The Endless Summer: A True Tale of Ocean Obsession and the Search for the Perfect Wave

There is a certain kind of madness that takes hold of a man when he sees a line of swell wrapping around a point break on a glassy morning. It is not a rational thing. It is not something you can explain to someone who has never felt the tug of an offshore wind or tasted salt spray on their lips at dawn. That madness is obsession, pure and simple, and no film has ever captured it quite like Bruce Brown’s 1966 masterpiece, The Endless Summer. For those of us who have spent our lives chasing the sun and the perfect wave, this documentary is not just a movie. It is a gospel, a roadmap, a love letter to the idea that somewhere out there, the summer never ends.

The premise of the film is deceptively simple. Take two surfers, Mike Hynson and Robert August, and send them around the world in search of the perfect wave. No big budgets. No special effects. Just a couple of guys, a few boards, and an unshakable belief that somewhere beyond the horizon, the ocean has something special waiting for them. Brown himself was a surfer first and a filmmaker second, and that authenticity bleeds through every frame. He understood the rhythm of the waves and the quiet joy of a long, peeling right-hander that goes on for half a mile. He knew that the real story was not about the waves themselves, but about the journey to find them.

What makes The Endless Summer such a powerful piece of ocean obsession is the way it treats the search as its own reward. The film opens with the reality of a cold California winter, where the water is frigid and the wetsuits are thick and uncomfortable. Mike and Robert look at each other and realize they have a choice. They can sit on the beach and dream about warmer days, or they can pack their bags and go find them. They choose the latter, and that decision defines the entire surfing lifestyle. It is not about staying put. It is about going. It is about the open road, the foreign coastline, and the thrill of paddling out into a wave you have never seen before.

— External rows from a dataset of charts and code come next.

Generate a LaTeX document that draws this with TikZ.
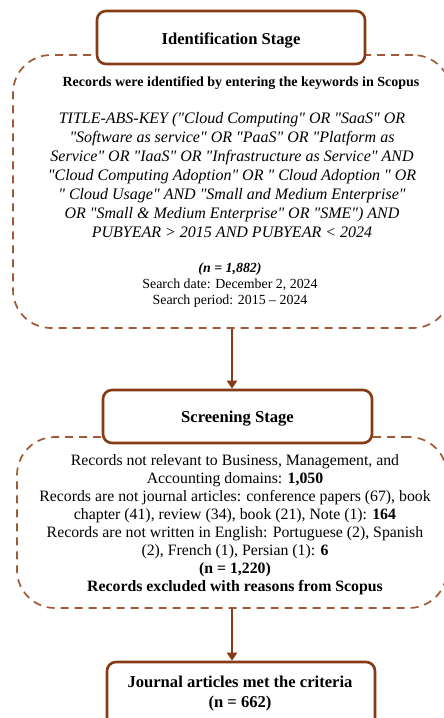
\documentclass[tikz,border=0pt]{standalone}
\usepackage{fontspec}
\setmainfont{Liberation Serif}
\usetikzlibrary{arrows.meta}
\definecolor{boxbrown}{RGB}{133,60,20}
\definecolor{dashbrown}{RGB}{160,90,55}
\newcommand{\dq}{\textquotedbl}
\tikzset{
  stagebox/.style={draw=boxbrown, line width=2.6pt, rounded corners=9pt, fill=white, inner sep=0pt},
  dashbox/.style={draw=dashbrown, line width=1.7pt, dash pattern=on 8pt off 6pt, rounded corners=38pt, inner sep=0pt},
  txt/.style={align=center, inner sep=0pt, text=black},
  arr/.style={draw=boxbrown, line width=2.6pt, -{Triangle[length=8pt,width=10pt]}},
}
\begin{document}
\begin{tikzpicture}[x=1pt,y=-1pt]
\clip (0,0) rectangle (444,718);
\fill[white] (0,0) rectangle (444,718);
% dashed containers
\node[dashbox, minimum width=438pt, minimum height=273pt] (d1) at (232,191.5) {};
\node[dashbox, minimum width=430pt, minimum height=171pt] (d2) at (232,522.5) {};
% stage boxes
\node[stagebox, minimum width=268pt, minimum height=53pt] (s1) at (231,37.5) {};
\node[txt, font=\fontsize{16.6}{18}\selectfont\bfseries] (t1) at (231,40) {Identification Stage};
\node[stagebox, minimum width=269pt, minimum height=53pt] (s2) at (237.5,416.5) {};
\node[txt, font=\fontsize{16.6}{18}\selectfont\bfseries] (t2) at (237.5,419) {Screening Stage};
\node[stagebox, minimum width=268pt, minimum height=70pt] (s3) at (241,697) {};
\node[txt, font=\fontsize{16.6}{20}\selectfont\bfseries] (t3) at (240,693) {Journal articles met the criteria\\(n = 662)};
% identification content
\node[txt, font=\fontsize{14}{16}\selectfont\bfseries] (q0) at (241,83) {Records were identified by entering the keywords in Scopus};
\node[txt, font=\fontsize{16}{19}\selectfont\itshape] (q1) at (232,175) {TITLE-ABS-KEY (\dq Cloud Computing\dq{} OR \dq SaaS\dq{} OR\\
\dq Software as service\dq{} OR \dq PaaS\dq{} OR \dq Platform as\\
Service\dq{} OR \dq IaaS\dq{} OR \dq Infrastructure as Service\dq{} AND\\
\dq Cloud Computing Adoption\dq{} OR \dq{} Cloud Adoption \dq{} OR\\
\dq{} Cloud Usage\dq{} AND \dq Small and Medium Enterprise\dq\\
OR \dq Small \& Medium Enterprise\dq{} OR \dq SME\dq) AND\\
PUBYEAR > 2015 AND PUBYEAR < 2024};
\node[txt, font=\fontsize{13.9}{16}\selectfont] (q2) at (230,285) {\textbf{\textit{(n = 1,882)}}\\Search date: December 2, 2024\\Search period: 2015 -- 2024};
% screening content
\node[txt, font=\fontsize{15.8}{18}\selectfont] (r1) at (235,525) {Records not relevant to Business, Management, and\\
Accounting domains: \textbf{1,050}\\
Records are not journal articles: conference papers (67), book\\
chapter (41), review (34), book (21), Note (1): \textbf{164}\\
Records are not written in English: Portuguese (2), Spanish\\
(2), French (1), Persian (1): \textbf{6}\\
\textbf{(n = 1,220)}\\
\textbf{Records excluded with reasons from Scopus}};
% connectors
\draw[arr] (d1.south) -- (d1.south |- s2.north);
\draw[arr] (d2.south) -- (d2.south |- s3.north);
\end{tikzpicture}
\end{document}
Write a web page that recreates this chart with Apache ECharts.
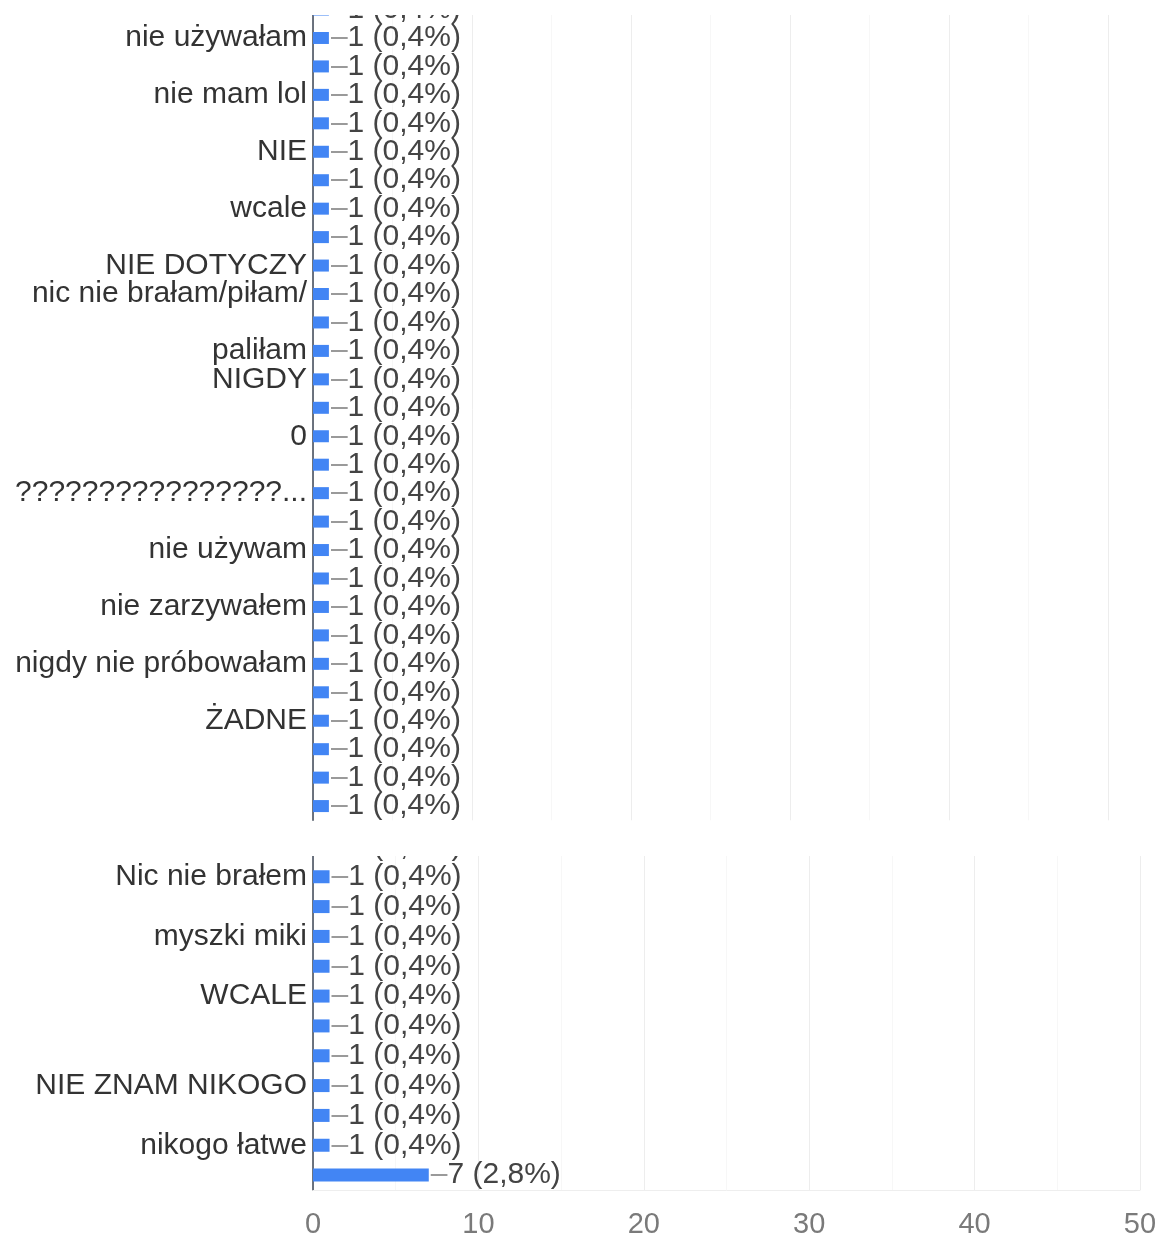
<!DOCTYPE html>
<html>
<head>
<meta charset="utf-8">
<script src="https://cdn.jsdelivr.net/npm/echarts@6/dist/echarts.min.js"></script>
<style>
  html, body { margin: 0; padding: 0; background: #fff; }
  #chart { width: 1164px; height: 1240px; }
</style>
</head>
<body>
<div id="chart"></div>
<script>
// answers shown in the upper screenshot (first row is cut off at the top)
const topLabels = [
  '', 'nie używałam', '', 'nie mam lol', '', 'NIE', '', 'wcale', '',
  'NIE DOTYCZY', 'nic nie brałam/piłam/', '', 'paliłam', 'NIGDY', '', '0', '',
  '????????????????...', '', 'nie używam', '', 'nie zarzywałem', '',
  'nigdy nie próbowałam', '', 'ŻADNE', '', '', ''
]
const topValues = [
  1, 1, 1, 1, 1, 1, 1, 1, 1, 1, 1, 1, 1, 1, 1,
  1, 1, 1, 1, 1, 1, 1, 1, 1, 1, 1, 1, 1, 1
]

// answers shown in the lower screenshot
const bottomLabels = [
  '', 'Nic nie brałem', '', 'myszki miki', '', 'WCALE', '', '',
  'NIE ZNAM NIKOGO', '', 'nikogo łatwe', ''
]
const bottomValues = [1, 1, 1, 1, 1, 1, 1, 1, 1, 1, 1, 7]

const xTicks = [0, 10, 20, 30, 40, 50]
const respondents = 250

const FONT = 'Arial, "Liberation Sans", sans-serif'

function pct(v) {
  return (v / respondents * 100).toFixed(1).replace('.', ',') + '%'
}

const barLabel = {
  show: true,
  position: 'right',
  distance: 2,
  formatter: p => '{d|–}{v|' + p.value + ' (' + pct(p.value) + ')}',
  rich: {
    d: { color: '#9a9a9a', fontSize: 30, fontFamily: FONT },
    v: { color: '#444', fontSize: 30, fontFamily: FONT }
  }
}

function valueAxis(gridIndex, showLabels) {
  return {
    type: 'value',
    gridIndex,
    min: xTicks[0],
    max: xTicks[xTicks.length - 1],
    interval: xTicks[1] - xTicks[0],
    axisLine: { show: showLabels, lineStyle: { color: '#eeeeee' } },
    axisTick: { show: false },
    axisLabel: {
      show: showLabels,
      color: '#7a7a7a',
      fontSize: 29,
      fontFamily: FONT,
      margin: 20
    },
    splitLine: { show: true, lineStyle: { color: '#ededed' } },
    minorTick: { show: false, splitNumber: 2 },
    minorSplitLine: { show: true, lineStyle: { color: '#f7f7f7' } }
  }
}

function catAxis(gridIndex, labels) {
  return {
    type: 'category',
    gridIndex,
    data: labels,
    inverse: true,
    axisLine: { show: true, lineStyle: { color: '#3d4656', width: 1.5 } },
    axisTick: { show: false },
    axisLabel: {
      interval: 0,
      margin: 6,
      color: '#333',
      fontSize: 30,
      fontFamily: FONT
    }
  }
}

const chart = echarts.init(document.getElementById('chart'), null, { renderer: 'canvas' })

chart.setOption({
  animation: false,
  backgroundColor: '#fff',
  grid: [
    { left: 313, right: 56, top: -4.7, height: 825, outerBoundsMode: 'none' },
    { left: 313, right: 24, top: 832, height: 358, outerBoundsMode: 'none' }
  ],
  xAxis: [valueAxis(0, false), valueAxis(1, true)],
  yAxis: [catAxis(0, topLabels), catAxis(1, bottomLabels)],
  series: [
    {
      type: 'bar',
      xAxisIndex: 0,
      yAxisIndex: 0,
      data: topValues,
      barWidth: 12,
      itemStyle: { color: '#4285f4' },
      label: barLabel
    },
    {
      type: 'bar',
      xAxisIndex: 1,
      yAxisIndex: 1,
      data: bottomValues,
      barWidth: 13,
      itemStyle: { color: '#4285f4' },
      label: barLabel
    }
  ],
  // white strips where the two screenshots were cut
  graphic: [
    { type: 'rect', z: 100, shape: { x: 0, y: 0, width: 1164, height: 15 }, style: { fill: '#fff' } },
    { type: 'rect', z: 100, shape: { x: 0, y: 822, width: 1164, height: 34 }, style: { fill: '#fff' } }
  ]
})
</script>
</body>
</html>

The film takes them to places that were virtually unknown to the surfing world at the time. Senegal, Ghana, South Africa, Australia, New Zealand, Tahiti, and finally Hawaii. In each location, they encounter locals who have never seen a surfboard or who have their own unique way of riding the waves. There is a beautiful sequence in Ghana where the fishermen are baffled by these two pale strangers who seem to be playing in the water instead of working. But by the end of the day, the fishermen are laughing and clapping as Mike catches a clean reform off the jetty. It is a moment that transcends language and culture. It is pure stoke.

The documentary also captures the essence of what it means to be obsessed with the ocean. There is a scene where Robert and Mike are waiting for a set to come in, and the camera lingers on their faces. They are not impatient. They are not bored. They are absolutely present, watching the horizon with a kind of reverence that borders on spiritual. That is the heart of the obsession. It is not just about the thrill of the ride. It is about the anticipation, the stillness, the moment before everything changes. Every surfer knows that feeling. It is the reason we wake up before dawn and drive for hours in the dark. It is the reason we accept skunked sessions and brutal wipeouts. Because when that one wave comes, it makes everything worth it.

Brown’s narration is the perfect soundtrack for this journey. His voice is calm, easygoing, and full of dry humor. He never takes himself too seriously, but he never underestimates the significance of what he is documenting. When Mike and Robert finally score a perfect, hollow barrel in South Africa, Brown describes it with the quiet awe of a man who knows he has witnessed something rare. That wave becomes a symbol of everything they have been chasing. It is not the biggest wave in the world. It is not the most dangerous. But it is perfect. And for a surfer, perfection is the only thing that matters.

The Endless Summer is more than a surf film. It is a testament to the idea that the world is full of waves waiting to be ridden, and that the only thing stopping you from riding them is the decision to leave. It is a call to action, a reminder that life is short and the ocean is vast. For those of us who have seen it a hundred times, it never gets old. Every viewing brings back that same itch, that same restlessness, that same desire to grab a board and go. That is the power of a true ocean obsession story. It does not just show you the wave. It makes you feel the pull.